19年前の今日、日本を揺るがす大惨事が起った。
私は当時も大阪で母と住んでいた。
早朝の、地面を突き上げるような激しい揺れに
今まで感じたことのない恐怖に包まれた。
すぐに余震が来た。当時は余震と言う言葉さえ知らなかった。
これは電信柱が倒れただろうな・・・。と思った。
近所の家々でざわめきが聞こえてきたが
またすぐに静けさが戻った。
私も母と声をかけあったが、
家の中には被害がなく、
もともと不安定だった細長い花瓶が倒れていたくらいだった。
図太い私は二度寝した。
そしていつもの時間に起きてラジオをつけた。
どうやら高速道路が倒壊したらしい。
やっぱりね。
揺れがすごかったもんね。
あと、滋賀県でお年寄りが地震にびっくりして
ベッドに足をぶつけて骨折したそうだ。
何やそれ?
あんなにでっかい地震で、年寄り一人が骨折しただけ?
ふーーーん、たいしたことなかったんやわ、
と会社に向かった。
京阪電車は私がホームに着くとすぐに到着した。
ラッキー♪いつもより早く会社に着ける。
しかし、会社に着くとエレビーターが停止していた。
職場は35Fだ。
気が遠くなりそうだが、まだ時間に余裕がある。
ゆっくりしたペースで上ることにした。
途中、更衣室があるので助かった。
オフイスに到着すると2,3人の同僚が
困惑してドアの前でたたずんでいた。
どうやら誰もオフィスの鍵を持ってこなかったらしい。
いやーーー!!取りに行きたくないーーー!!
と、私は顔で講義した。
みんなも頷いていた。
そこへ、いつも一番に来るおじさんが登場。
ちゃんと鍵を持っている。
よかったようやくオフィスに入れる。
と、喜んだのもつかの間。
椅子やら何やらがしっちゃかめっちゃかだった。
まず、目に付いた物から片付けていく。
その間も電話があっちこっちでじゃんじゃん鳴る。
それも片っ端から取る。
取引先の会社やたどり着けない社員からだった。
京阪電車は稼働していたが、
ほかの路線は運転を見合わせていたようだ。
お昼間近になると、
次々と社員が出勤してきた。

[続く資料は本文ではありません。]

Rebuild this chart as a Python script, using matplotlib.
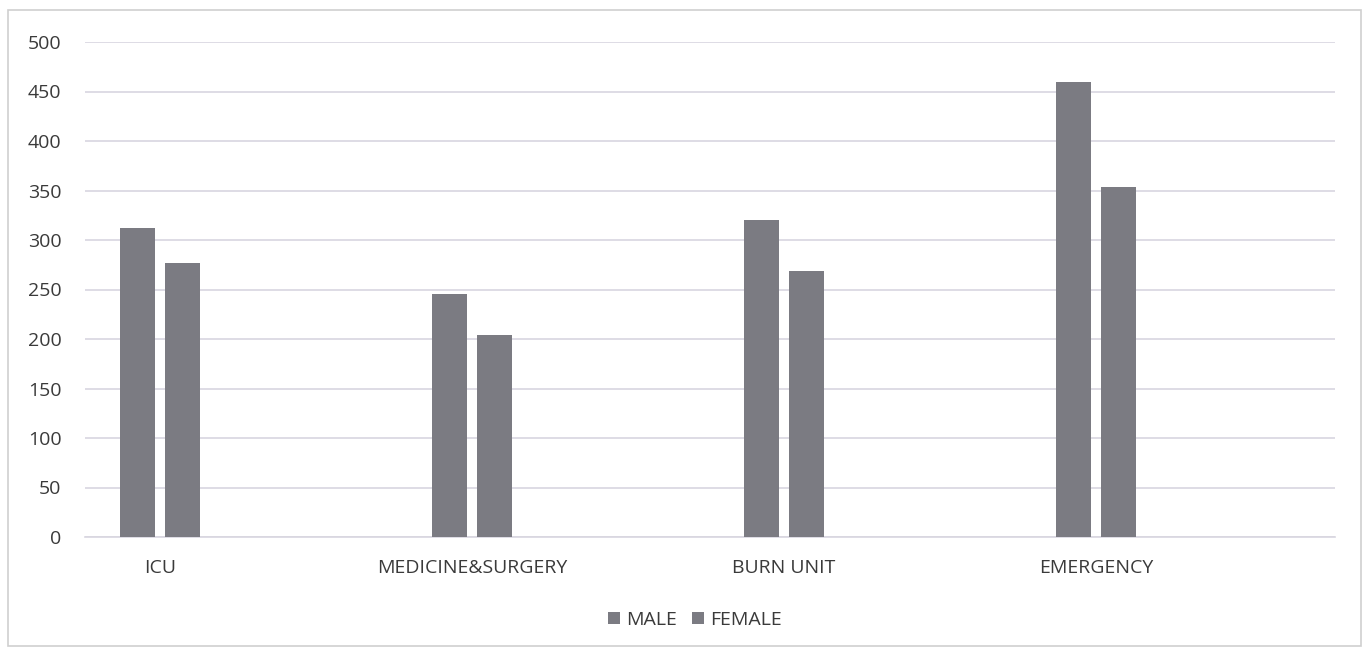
import numpy as np
import matplotlib.pyplot as plt
from matplotlib.patches import Rectangle

plt.rcParams["font.family"] = ["Open Sans", "DejaVu Sans"]

categories = ["ICU", "MEDICINE&SURGERY", "BURN UNIT", "EMERGENCY"]
male = [312, 245, 320, 460]
female = [277, 204, 269, 354]
yticks = [0, 50, 100, 150, 200, 250, 300, 350, 400, 450, 500]

BAR_COLOR = "#7b7b82"
TEXT_COLOR = "#3a3a3a"
GRID_COLOR = "#d8d6e0"


def main():
    fig = plt.figure(figsize=(13.69, 6.53), dpi=100)
    fig.patches.append(Rectangle((0.006, 0.01), 0.988, 0.975, transform=fig.transFigure,
                                 fill=False, edgecolor="#cfcfcf", linewidth=1.2))

    ax = fig.add_axes([85 / 1369, 1 - 537 / 653, 1250 / 1369, 495 / 653])

    x = np.arange(len(categories))
    w = 0.112
    off = 0.072
    ax.bar(x - off, male, width=w, color=BAR_COLOR, label="MALE", zorder=3)
    ax.bar(x + off, female, width=w, color=BAR_COLOR, label="FEMALE", zorder=3)

    ax.set_xlim(-0.24, 3.766)
    ax.set_ylim(0, 500)
    ax.set_yticks(yticks)
    ax.yaxis.grid(True, color=GRID_COLOR, linewidth=1.2, zorder=0)
    ax.set_axisbelow(True)

    ax.set_xticks(x)
    ax.set_xticklabels(categories)
    ax.tick_params(axis="x", length=0, pad=16, labelsize=14, labelcolor=TEXT_COLOR)
    ax.tick_params(axis="y", length=0, pad=17, labelsize=14, labelcolor=TEXT_COLOR)

    for side in ["top", "right", "left"]:
        ax.spines[side].set_visible(False)
    ax.spines["bottom"].set_color(GRID_COLOR)
    ax.spines["bottom"].set_linewidth(1.2)

    fig.legend(loc="center", bbox_to_anchor=(695 / 1369, 1 - 620 / 653), ncol=2,
               frameon=False, fontsize=14, handlelength=0.6, handleheight=0.6,
               handletextpad=0.3, columnspacing=0.8, labelcolor=TEXT_COLOR)

    fig.savefig("out.png", dpi=100)
    plt.close(fig)


if __name__ == "__main__":
    main()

みんな徒歩で会社まで来たらしい。
電話も通じなかったと言う。
とりあえず無事を確認しあう。
社員食堂でお昼ごはんを食べているとき
テレビのニュースで死者がかなり出ていることを知った。
また神戸市などがかなりひどい状況だと言うことも
わかってきた。
ニュースを見るたびに状況がひどくなっている。
その日から当分、テレビでは企業CMと一般の番組が消えた。
毎晩、同じACのCMばかり見ていた。
悲しくて泣きたくなった。
それでも3日目から仕事は通常に戻った。
被災した社員は早めに帰ることが許された。
社員食堂からはおにぎりとパンがなくなった。
ボランティアに志願した人がいたが会社から止められた。
常に道路が大渋滞なので近寄ることもできないらしい。
物見遊山で行くことなんて絶対にタブーだった。
神戸に住む友達とは連絡が取れなかった。
しばらくしてから電話が留守電に変わっており
「私は無事です。今、実家に身をよせています」
と言うメッセージが入っていた。
この国もこんな悲惨なことが起るんだって初めて知った。
今でもあの朝の出来事は記憶に張り付いている。
もう二度と震災などの被害は起らないで欲しいと願う。